Here is the evidence and—you guessed it—another Plan! In fourteen documents, recently declassified by the Presidency of the Republic about “Plan Mexico 2030, Project of Great Vision,” are the details of thematic workshops convoked by Calderón in October 2006. Plan Mexico 2030, says political scientist Gilberto López y Rivas, violates the 1917 Mexican Constitution and guarantees the future “integral occupation of the country” by the United States. The Plan calls for the privatization of the energy sector, biosphere reserves, education, social security for state employees, and other public services. It calls for the repression and cooptation of social movements. López y Rivas maintains that the plan is inspired by imperialism and that Mexicans confront a “social war” disguised as a fight against narcotraffic. The aim of the plan and the dominant political class, according to López y Rivas, “is to finish off the Mexican state.” Journalist Carlos Fazio adds that what is happening in Mexico is a “low intensity war that combines intelligence work, civic action, psychological war and control of the population….The center of gravity is no longer the battlefield as such, but rather the social-political arena.”16

The Present Situation and the People’s Resistance

In Mexico galloping privatization is overrunning the energy sector. Nationalist forces are resisting. Who leads them? The independent electrical workers union, the miners, some independent oil workers, university students and workers, and a breakaway union of schoolteachers. These workers also back popular struggles against the “reform” of the labor laws. The “labor reform” would take away basic trade-union rights and open the door to unlimited super-exploitation of the Mexican people.

Calderón and his secretary of labor have launched an all-out war on these workers in violation of the constitution and national and international laws. At midnight on October 10, 2009, soldiers and police seized the state enterprise Central Light and Power. They threw the forty-four thousand electrical workers into the street. They also seized Central Light’s fiber optic network, which later was sold to an international telecommunications consortium of Televisa, Telefónica, and Megacable.

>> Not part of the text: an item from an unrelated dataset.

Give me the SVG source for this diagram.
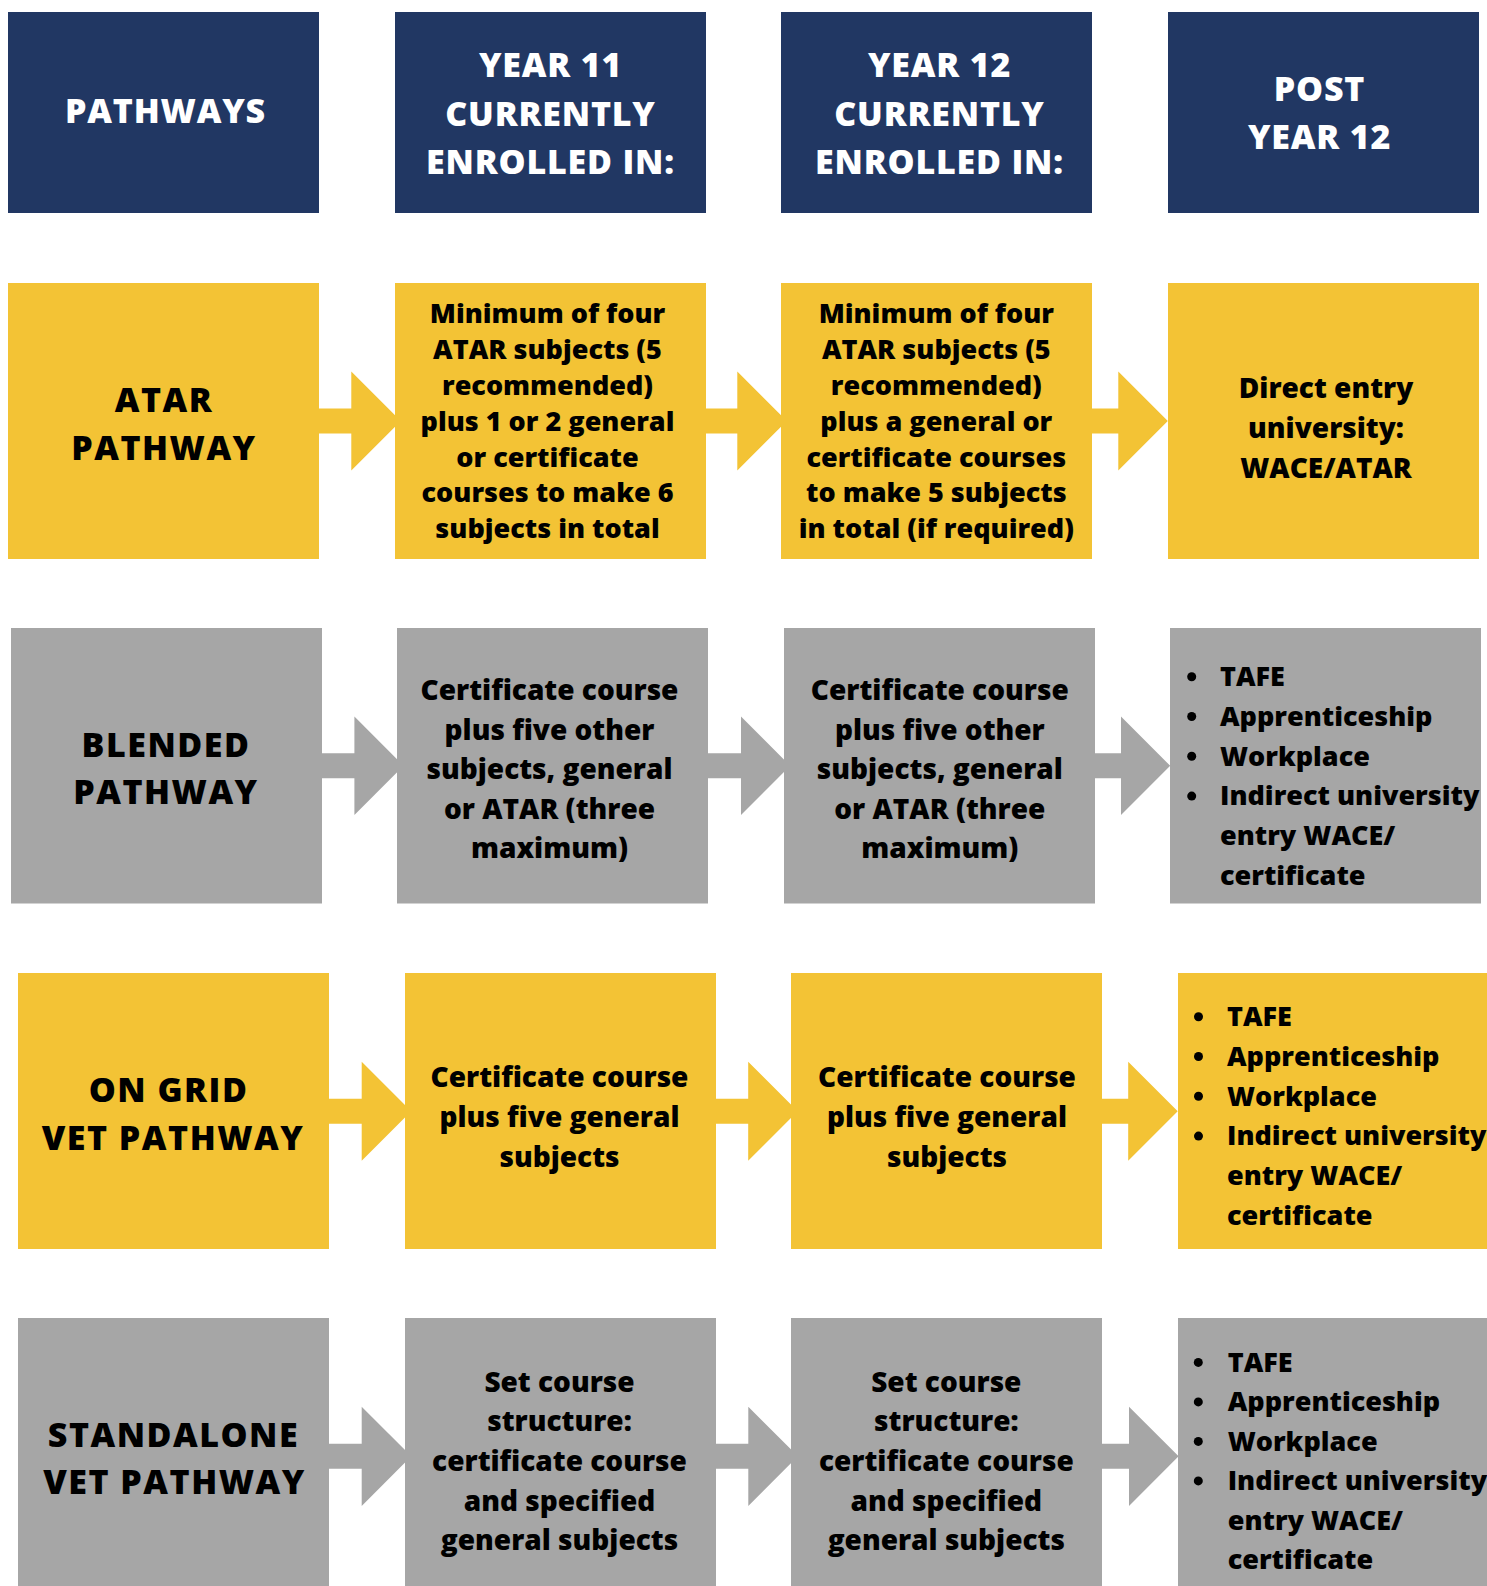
<svg xmlns="http://www.w3.org/2000/svg" width="1487" height="1586" viewBox="0 0 1487 1586">
<style>
.navy{fill:#213763}
.yel{fill:#F3C335}
.gry{fill:#A6A6A6}
text{font-family:"Open Sans","DejaVu Sans",sans-serif;font-weight:800}
.h{fill:#FFFFFF;font-size:34px;letter-spacing:0.8px;text-anchor:middle}
.lbl{fill:#000000;font-size:34px;letter-spacing:1.5px;text-anchor:middle}
.b{fill:#000000;font-size:27px;text-anchor:middle}
.b2{fill:#000000;font-size:28px;text-anchor:middle}
.li{fill:#000000;font-size:27px}
.dot{fill:#000000}
</style>
<rect width="1487" height="1586" fill="#FFFFFF"/>
<g id="connectors">
<polygon class="yel" points="319,408.5 351.3,408.5 351.3,371.5 400.8,421 351.3,470.5 351.3,433.5 319,433.5"/>
<polygon class="yel" points="706,408.5 737.3,408.5 737.3,371.5 786.8,421 737.3,470.5 737.3,433.5 706,433.5"/>
<polygon class="yel" points="1092,408.5 1118.3,408.5 1118.3,371.5 1167.8,421 1118.3,470.5 1118.3,433.5 1092,433.5"/>
<polygon class="gry" points="322,753.3 354.4,753.3 354.4,716.5 403.6,765.8 354.4,815 354.4,778.3 322,778.3"/>
<polygon class="gry" points="708,753.3 741,753.3 741,716.5 790.2,765.8 741,815 741,778.3 708,778.3"/>
<polygon class="gry" points="1095,753.3 1121,753.3 1121,716.5 1170.2,765.8 1121,815 1121,778.3 1095,778.3"/>
<polygon class="yel" points="329,1098.7 361.7,1098.7 361.7,1061.7 411.2,1111.2 361.7,1160.7 361.7,1123.7 329,1123.7"/>
<polygon class="yel" points="716,1098.7 748.2,1098.7 748.2,1061.7 797.7,1111.2 748.2,1160.7 748.2,1123.7 716,1123.7"/>
<polygon class="yel" points="1102,1098.7 1128.2,1098.7 1128.2,1061.7 1177.7,1111.2 1128.2,1160.7 1128.2,1123.7 1102,1123.7"/>
<polygon class="gry" points="329,1443.8 361.7,1443.8 361.7,1406.7 411.3,1456.3 361.7,1506 361.7,1468.8 329,1468.8"/>
<polygon class="gry" points="716,1443.8 748.3,1443.8 748.3,1406.7 797.9,1456.3 748.3,1506 748.3,1468.8 716,1468.8"/>
<polygon class="gry" points="1102,1443.8 1129,1443.8 1129,1406.7 1178.6,1456.3 1129,1506 1129,1468.8 1102,1468.8"/>
</g>
<g id="hdr-pathways">
<rect class="navy" x="8" y="12" width="311" height="201"/>
<text class="h" x="165.5" y="123.3">PATHWAYS</text>
</g>
<g id="hdr-year11">
<rect class="navy" x="395" y="12" width="311" height="201"/>
<text class="h"><tspan x="550.5" y="77.3">YEAR 11</tspan><tspan x="550.5" y="125.5">CURRENTLY</tspan><tspan x="550.5" y="173.5">ENROLLED IN:</tspan></text>
</g>
<g id="hdr-year12">
<rect class="navy" x="781" y="12" width="311" height="201"/>
<text class="h"><tspan x="939.5" y="77.3">YEAR 12</tspan><tspan x="939.5" y="125.5">CURRENTLY</tspan><tspan x="939.5" y="173.5">ENROLLED IN:</tspan></text>
</g>
<g id="hdr-post">
<rect class="navy" x="1168" y="12" width="311" height="201"/>
<text class="h"><tspan x="1319.5" y="101">POST</tspan><tspan x="1319.5" y="149">YEAR 12</tspan></text>
</g>
<g id="atar-pathway">
<rect class="yel" x="8" y="283" width="311" height="276"/>
<text class="lbl"><tspan x="164" y="412">ATAR</tspan><tspan x="164" y="459.5">PATHWAY</tspan></text>
</g>
<g id="atar-year11">
<rect class="yel" x="395" y="283" width="311" height="276"/>
<text class="b"><tspan x="547.5" y="323.3">Minimum of four</tspan><tspan x="547.5" y="359.1">ATAR subjects (5</tspan><tspan x="547.5" y="394.9">recommended)</tspan><tspan x="547.5" y="430.7">plus 1 or 2 general</tspan><tspan x="547.5" y="466.5">or certificate</tspan><tspan x="547.5" y="502.3">courses to make 6</tspan><tspan x="547.5" y="538.1">subjects in total</tspan></text>
</g>
<g id="atar-year12">
<rect class="yel" x="781" y="283" width="311" height="276"/>
<text class="b"><tspan x="936.3" y="323.3">Minimum of four</tspan><tspan x="936.3" y="359.1">ATAR subjects (5</tspan><tspan x="936.3" y="394.9">recommended)</tspan><tspan x="936.3" y="430.7">plus a general or</tspan><tspan x="936.3" y="466.5">certificate courses</tspan><tspan x="936.3" y="502.3">to make 5 subjects</tspan><tspan x="936.3" y="538.1">in total (if required)</tspan></text>
</g>
<g id="atar-post">
<rect class="yel" x="1168" y="283" width="311" height="276"/>
<text class="b2"><tspan x="1326" y="398">Direct entry</tspan><tspan x="1326" y="437.5">university:</tspan><tspan x="1326" y="477.5">WACE/ATAR</tspan></text>
</g>
<g id="blended-pathway">
<rect class="gry" x="11" y="628" width="311" height="275.5"/>
<text class="lbl"><tspan x="166" y="756.7">BLENDED</tspan><tspan x="166" y="804.3">PATHWAY</tspan></text>
</g>
<g id="blended-year11">
<rect class="gry" x="397" y="628" width="311" height="275.5"/>
<text class="b2"><tspan x="549.5" y="700">Certificate course</tspan><tspan x="549.5" y="739.6">plus five other</tspan><tspan x="549.5" y="779.2">subjects, general</tspan><tspan x="549.5" y="818.8">or ATAR (three</tspan><tspan x="549.5" y="858.4">maximum)</tspan></text>
</g>
<g id="blended-year12">
<rect class="gry" x="784" y="628" width="311" height="275.5"/>
<text class="b2"><tspan x="939.8" y="700">Certificate course</tspan><tspan x="939.8" y="739.6">plus five other</tspan><tspan x="939.8" y="779.2">subjects, general</tspan><tspan x="939.8" y="818.8">or ATAR (three</tspan><tspan x="939.8" y="858.4">maximum)</tspan></text>
</g>
<g id="blended-post">
<rect class="gry" x="1170" y="628" width="311" height="275.5"/>
<circle class="dot" cx="1191.7" cy="676.7" r="4.5"/>
<circle class="dot" cx="1191.7" cy="716.5" r="4.5"/>
<circle class="dot" cx="1191.7" cy="756.3" r="4.5"/>
<circle class="dot" cx="1191.7" cy="796.1" r="4.5"/>
<text class="li"><tspan x="1220" y="686">TAFE</tspan><tspan x="1220" y="725.8">Apprenticeship</tspan><tspan x="1220" y="765.6">Workplace</tspan><tspan x="1220" y="805.4">Indirect university</tspan><tspan x="1220" y="845.2">entry WACE/</tspan><tspan x="1220" y="885">certificate</tspan></text>
</g>
<g id="ongrid-pathway">
<rect class="yel" x="18" y="973" width="311" height="276"/>
<text class="lbl"><tspan x="168.5" y="1102.3">ON GRID</tspan><tspan x="173" y="1150">VET PATHWAY</tspan></text>
</g>
<g id="ongrid-year11">
<rect class="yel" x="405" y="973" width="311" height="276"/>
<text class="b2"><tspan x="559.5" y="1087.3">Certificate course</tspan><tspan x="559.5" y="1126.9">plus five general</tspan><tspan x="559.5" y="1166.5">subjects</tspan></text>
</g>
<g id="ongrid-year12">
<rect class="yel" x="791" y="973" width="311" height="276"/>
<text class="b2"><tspan x="947" y="1087.3">Certificate course</tspan><tspan x="947" y="1126.9">plus five general</tspan><tspan x="947" y="1166.5">subjects</tspan></text>
</g>
<g id="ongrid-post">
<rect class="yel" x="1178" y="973" width="311" height="276"/>
<circle class="dot" cx="1198.5" cy="1016.7" r="4.5"/>
<circle class="dot" cx="1198.5" cy="1056.5" r="4.5"/>
<circle class="dot" cx="1198.5" cy="1096.3" r="4.5"/>
<circle class="dot" cx="1198.5" cy="1136.1" r="4.5"/>
<text class="li"><tspan x="1227" y="1026">TAFE</tspan><tspan x="1227" y="1065.8">Apprenticeship</tspan><tspan x="1227" y="1105.6">Workplace</tspan><tspan x="1227" y="1145.4">Indirect university</tspan><tspan x="1227" y="1185.2">entry WACE/</tspan><tspan x="1227" y="1225">certificate</tspan></text>
</g>
<g id="standalone-pathway">
<rect class="gry" x="18" y="1318" width="311" height="276"/>
<text class="lbl"><tspan x="173.5" y="1447.3">STANDALONE</tspan><tspan x="174.5" y="1494.3">VET PATHWAY</tspan></text>
</g>
<g id="standalone-year11">
<rect class="gry" x="405" y="1318" width="311" height="276"/>
<text class="b2"><tspan x="559.5" y="1391.7">Set course</tspan><tspan x="559.5" y="1431.3">structure:</tspan><tspan x="559.5" y="1470.9">certificate course</tspan><tspan x="559.5" y="1510.5">and specified</tspan><tspan x="559.5" y="1550.1">general subjects</tspan></text>
</g>
<g id="standalone-year12">
<rect class="gry" x="791" y="1318" width="311" height="276"/>
<text class="b2"><tspan x="946.3" y="1391.7">Set course</tspan><tspan x="946.3" y="1431.3">structure:</tspan><tspan x="946.3" y="1470.9">certificate course</tspan><tspan x="946.3" y="1510.5">and specified</tspan><tspan x="946.3" y="1550.1">general subjects</tspan></text>
</g>
<g id="standalone-post">
<rect class="gry" x="1178" y="1318" width="311" height="276"/>
<circle class="dot" cx="1198.3" cy="1362.4" r="4.5"/>
<circle class="dot" cx="1198.3" cy="1401.9" r="4.5"/>
<circle class="dot" cx="1198.3" cy="1441.4" r="4.5"/>
<circle class="dot" cx="1198.3" cy="1480.9" r="4.5"/>
<text class="li"><tspan x="1227.7" y="1371.7">TAFE</tspan><tspan x="1227.7" y="1411.2">Apprenticeship</tspan><tspan x="1227.7" y="1450.7">Workplace</tspan><tspan x="1227.7" y="1490.2">Indirect university</tspan><tspan x="1227.7" y="1529.7">entry WACE/</tspan><tspan x="1227.7" y="1569.2">certificate</tspan></text>
</g>
</svg>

Then, on June 6, 2010—anniversary of the 1906 massacre of copper miners in Cananea, near the Arizona border, that triggered armed revolts leading to the Mexican Revolution of 1910-1917—the fully-armed Federal Preventive Police (PFP) seized Cananea’s mines after beating and arresting countless unarmed miners and members of their families. Earlier in the region, twelve hundred striking Cananea miners of the national Sindicato de Mineros had nonviolently resisted PFP occupations of their communities and cutoffs of their water and electricity. In their protest of unsafe mine conditions that, in the last three years, have caused the deaths of more than two hundred miners nationally, the Cananea miners were challenging the criminal negligence record of the nation’s largest mining corporation, Grupo Mexico.17

The union-busting offensive has provoked a wave of large street demonstrations. Estimates run as high as three hundred thousand protestors. There have been road blocks, seizures of toll gates, refusals to pay electric bills, hunger strikes, propaganda brigades, student walkouts, university stoppages, national work slowdowns, strikes, and hastily convened assemblies of popular resistance. Because the year 2010 is the Centenary of the Mexican Revolution, some leaders and workers are calling for a new revolution, or at least obedience to labor laws and the Constitution of 1917.

On May Day 2010, Mexico City’s huge downtown plaza, “the Zócalo,” filled to overflowing, as angry protestors and speakers condemned the “fascist” government, neoliberalism, U.S. imperialism, and the new “terrorist” and racist law against Mexican immigrants in Arizona. Dozens of fired electrical workers were camped out in the Zócalo on a hunger strike. The mass media blacked that news out, as TV ironically continued to blare its hyped coverage of the death of one lone hunger striker in “the Castro brothers’ dungeon.”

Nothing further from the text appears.